One of the butchers I called said he could order me a case but it was already too late to call his supplier and ask for prices. I'm going to call him back tomorrow and ask him to ask how much the necks are a pound. I'm hoping it will be cheaper than $1.59. I'm curious how much do you all pay for Turkey Necks?


----------



## DaneMama (Jun 27, 2008)

I buy them in bulk and usually the prices for them fall between $.79-$1.19. Have you looked into bulk meat ordering yet?


----------



## Liz (Sep 27, 2010)

I think I paid .79 per pound last time I bought.


----------



## hmbutler (Aug 4, 2011)

well if it's any conselation, in Australia I have only found ONE source of turkey necks, and I just got 20kg of whole necks from them, and they cost me $4.25/kg (one of the most expensive meats I've bought, surprisingly, but such a good chew for Duke, so I have to have them!). That works out to roughly $1.91/lb I think... So my ONLY source of necks is much more than anyone else here lol. Australian's aren't big turkey eaters, so necks were very hard to locate


----------



## xellil (Apr 4, 2011)

The cheapest I have found them is $1.69 a pound, and that's only if I buy 30 pounds.


----------



## shellbell (Sep 24, 2011)

I buy in bulk, 30lbs for $30.


----------



## paigej (Oct 7, 2011)

DaneMama said:


> I buy them in bulk and usually the prices for them fall between $.79-$1.19. Have you looked into bulk meat ordering yet?

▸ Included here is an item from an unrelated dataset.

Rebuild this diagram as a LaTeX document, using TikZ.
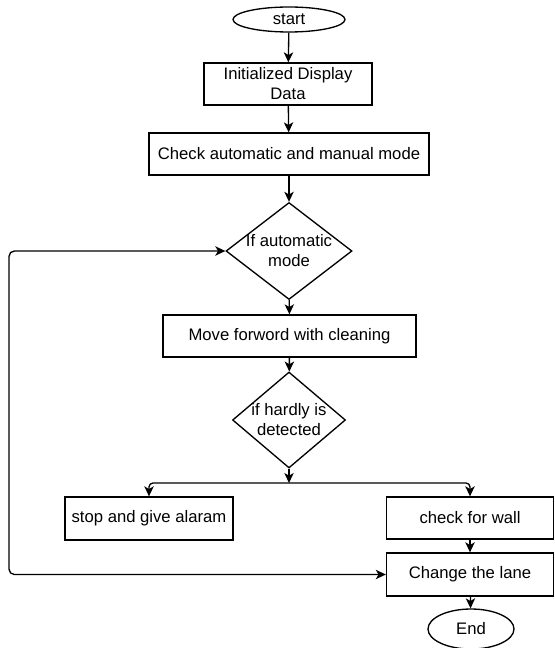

Well there's a group down here called SoCal BARF, they're a co-op who allow you to order once a month. I considered ordering from them but couldn't afford the membership fee plus they require you to volunteer before you can place an order with them and the orders closed the day after I found them. I'm hoping that one butcher I called this afternoon has like a 30lb box he can sell me. I'd rather buy it that way than search all the supermarkets around me.


----------



## paigej (Oct 7, 2011)

hmbutler said:


> well if it's any conselation, in Australia I have only found ONE source of turkey necks, and I just got 20kg of whole necks from them, and they cost me $4.25/kg (one of the most expensive meats I've bought, surprisingly, but such a good chew for Duke, so I have to have them!). That works out to roughly $1.91/lb I think... So my ONLY source of necks is much more than anyone else here lol. Australian's aren't big turkey eaters, so necks were very hard to locate


$1.91/lb! Damn that sucks you have only found one source for turkey necks


----------



## mischiefgrrl (Oct 28, 2010)

I do the Mexican Markets too, Top Valu usually has the best deals on those but they aren't always in stock. I think I've gotten them at Albertson's for $1.19/lb in the past year.


----------



## Sprocket (Oct 4, 2011)

I found some at Winco last week for 1.49$.


----------



## paigej (Oct 7, 2011)

Top Valu, Albertsons, and Winco? Alright! I'll see if any are in my area and start calling


----------



## Saraswati (Aug 26, 2011)

You could also try Stater Bros. Before I joined SoCal BARF, I could get a 30lb box for around $0.99lb from them.


----------



## paigej (Oct 7, 2011)

Man look at all these options I have now  Thanks Saraswati! I'll google that right now.


----------



## paigej (Oct 7, 2011)

Saraswati said:


> You could also try Stater Bros. Before I joined SoCal BARF, I could get a 30lb box for around $0.99lb from them.


OK I wanted to thank you again because I just called Stater Bros and they have boxes right now for .99/lb. THANK YOU!


----------



## MrTroyHouse (Jun 4, 2011)

I always order them from Albertson's for 99 cents a pound.


----------



## tem_sat (Jun 20, 2010)

I pay 54 cents per pound for a 30lb case purchased from a meat distributor.


----------